Eight Bells: Dick Schmidt
Published on October 7th, 2015
After an eight year battle with progressive supranuclear palsy, a rare degenerative brain disease, Richard A. “Dick” Schmidt, died peacefully at his home on October 1. He was 74. Schmidt had sailed all of his life, racing in Sea Shells, Geary 18s, Windmills, Finns, 470s, and for many years, Schmidt and his wife Gwen Gordon actively and successfully raced in the Snipe class. In 1987, he joined the California Yacht Club in Marina del Rey, California and began to seriously campaign his Schock 35, Outlier – winning the class National Championship in 1990, 1991 and 1992. Later, he successfully raced both a Star and a Farr 30.
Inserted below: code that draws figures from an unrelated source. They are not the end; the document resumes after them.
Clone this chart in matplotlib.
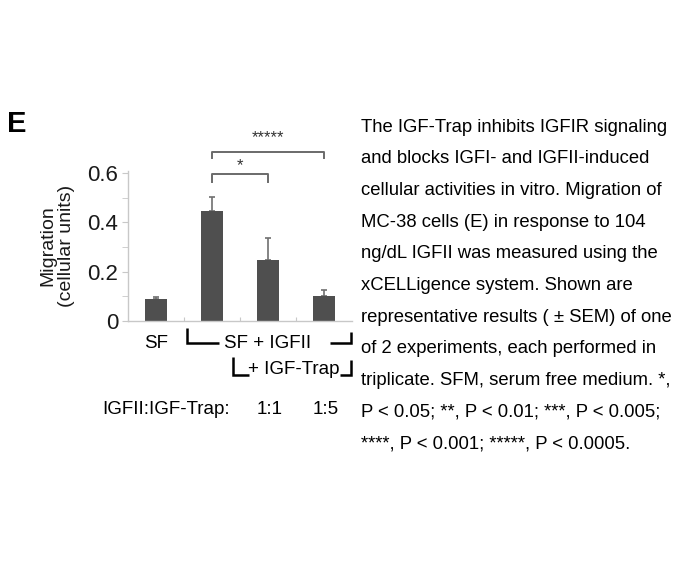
import matplotlib
matplotlib.use("Agg")
import matplotlib.pyplot as plt
import matplotlib.transforms as mtransforms
from matplotlib.ticker import MultipleLocator

plt.rcParams['font.family'] = ['Liberation Sans', 'DejaVu Sans']

# -------- DATA --------
groups = ["SF", "IGFII", "IGFII + Trap 1:1", "IGFII + Trap 1:5"]
migration = [0.088, 0.447, 0.247, 0.103]
sem_upper = [0.008, 0.054, 0.089, 0.023]
y_ticks = [0, 0.2, 0.4, 0.6]
y_ticklabels = ["0", "0.2", "0.4", "0.6"]
ratio_labels = ["", "", "1:1", "1:5"]
sig_pairs = [(1, 2, "*"), (1, 3, "*****")]

caption = [
    "The IGF-Trap inhibits IGFIR signaling",
    "and blocks IGFI- and IGFII-induced",
    "cellular activities in vitro. Migration of",
    "MC-38 cells (E) in response to 104",
    "ng/dL IGFII was measured using the",
    "xCELLigence system. Shown are",
    "representative results ( \u00b1 SEM) of one",
    "of 2 experiments, each performed in",
    "triplicate. SFM, serum free medium. *,",
    "P < 0.05; **, P < 0.01; ***, P < 0.005;",
    "****, P < 0.001; *****, P < 0.0005.",
]

W, H = 680, 567
fig = plt.figure(figsize=(W / 100, H / 100), dpi=100)

def fy(py):
    return 1 - py / H

# axes: x from 128 px to 352 px, y 0 at 321 px, 0.6 at 173 px
ax = fig.add_axes([128 / W, fy(321), 224 / W, (321 - 170.5) / H])
x = list(range(len(groups)))
ax.bar(x, migration, width=0.4, color="#4f4f4f", zorder=2)
ax.errorbar(x, migration, yerr=[[0] * len(x), sem_upper], fmt="none",
            ecolor="#707070", elinewidth=1.2, capsize=2, capthick=1.2, zorder=1)

ax.set_xlim(-0.5, 3.5)
ax.set_ylim(0, 0.61)
ax.set_yticks(y_ticks)
ax.set_yticklabels(y_ticklabels)
ax.yaxis.set_minor_locator(MultipleLocator(0.1))
ax.set_xticks([0.5, 1.5, 2.5])
ax.set_xticklabels([])
for s in ["top", "right"]:
    ax.spines[s].set_visible(False)
for s in ["left", "bottom"]:
    ax.spines[s].set_color("#c8c8c8")
    ax.spines[s].set_linewidth(1.0)
ax.tick_params(axis="y", which="both", length=4, color="#c8c8c8",
               labelsize=16, pad=3, labelcolor="#1a1a1a")
ax.tick_params(axis="x", length=3, direction="in", color="#c8c8c8")

ax.set_ylabel("Migration\n(cellular units)", fontsize=14, linespacing=1.1,
              va="center", color="#1a1a1a")
ax.yaxis.set_label_coords(-0.315, 0.5)

# significance brackets
for (a, b, stars), yb, drop, ys in zip(sig_pairs, [0.596, 0.685], [0.032, 0.026], [0.628, 0.745]):
    ax.plot([a, a, b, b], [yb - drop, yb, yb, yb - drop], color="#6a6a6a",
            lw=1.4, clip_on=False, solid_joinstyle="round")
    ax.text((a + b) / 2, ys, stars, ha="center", va="center", fontsize=12,
            color="#333333", clip_on=False)

# treatment labels below axis
tr = mtransforms.blended_transform_factory(ax.transData, fig.transFigure)
kw = dict(transform=tr, color="black", lw=1.8, clip_on=False,
          solid_capstyle="butt", solid_joinstyle="miter")
fig.text(0, fy(343.5), "SF", transform=tr, ha="center", va="center", fontsize=13.5)
ax.plot([0.56, 0.56, 1.12], [fy(328), fy(343), fy(343)], **kw)
fig.text(2.0, fy(343.5), "SF + IGFII", transform=tr, ha="center", va="center", fontsize=13.5)
ax.plot([3.1, 3.48, 3.48], [fy(343), fy(343), fy(332)], **kw)
ax.plot([1.38, 1.38, 1.66], [fy(357), fy(375), fy(375)], **kw)
fig.text(2.46, fy(370), "+ IGF-Trap", transform=tr, ha="center", va="center", fontsize=13.5)
ax.plot([3.28, 3.48, 3.48], [fy(375), fy(375), fy(360)], **kw)

fig.text(102 / W, fy(410), "IGFII:IGF-Trap:", ha="left", va="center", fontsize=13.5)
for xi, lab in zip(x, ratio_labels):
    if lab:
        fig.text(xi + 0.03, fy(410), lab, transform=tr, ha="center", va="center", fontsize=13.5)

# panel letter
fig.text(7 / W, fy(124), "E", ha="left", va="center", fontsize=21, fontweight="bold")

# caption
for i, line in enumerate(caption):
    fig.text(361 / W, fy(131.5 + i * 31.7), line, ha="left", va="baseline",
             fontsize=13.3, color="black")

fig.savefig("out.png", dpi=100)
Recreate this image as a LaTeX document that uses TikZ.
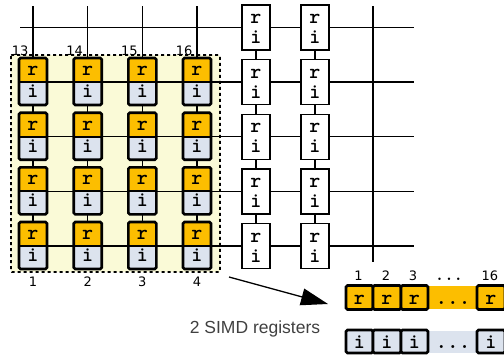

Schmidt was a retired UCLA Professor Emeritus and leading scientist and researcher at the intersection of the fields of psychology, physical education and kinesiology. He graduated with advanced degrees from the University of California (Berkeley) and earned his doctorate at the University of Illinois (Champagne-Urbana) – establishing the foundation for his long career of teaching and ground-breaking research in motor control and learning, which ultimately made him a true international giant in the field. He earned many important academic awards, including Citation Classic and Distinguished Scholar.
He received honorary doctorate degrees, from the Catholic University of Leuven (Belgium) and the University of Joseph Fournier (France); mentored many Ph.D-level students during his long academic career, and authored four textbooks, one of which continues to be the premier graduate-level text. In the late 1990’s he joined Failure Analysis Associates, a firm specializing in courtroom testimony. In 1998 Schmidt formed his own firm, Human Performance Research, to offer consulting in human performance as an expert witness. At that time, he was recognized as the world’s leading expert on driver pedal errors associated with unintended acceleration accidents in automobiles.
Truly a many-faceted human being, Schmidt had been an active and competitive runner since the 1980s and he successfully ran several sub-three-hour marathons. A motorsports enthusiast, he owned five Porsches and in later life became a competitive auto racer. He is survived by his wife of 44 years, Gwen Gordon of Los Angeles; a brother, Craig, of Santa Barbara; two sons, Michael Nova, of Petaluma; Jeffrey, of Napa, and two grandchildren. Dick Schmidt was truly one of the good guys!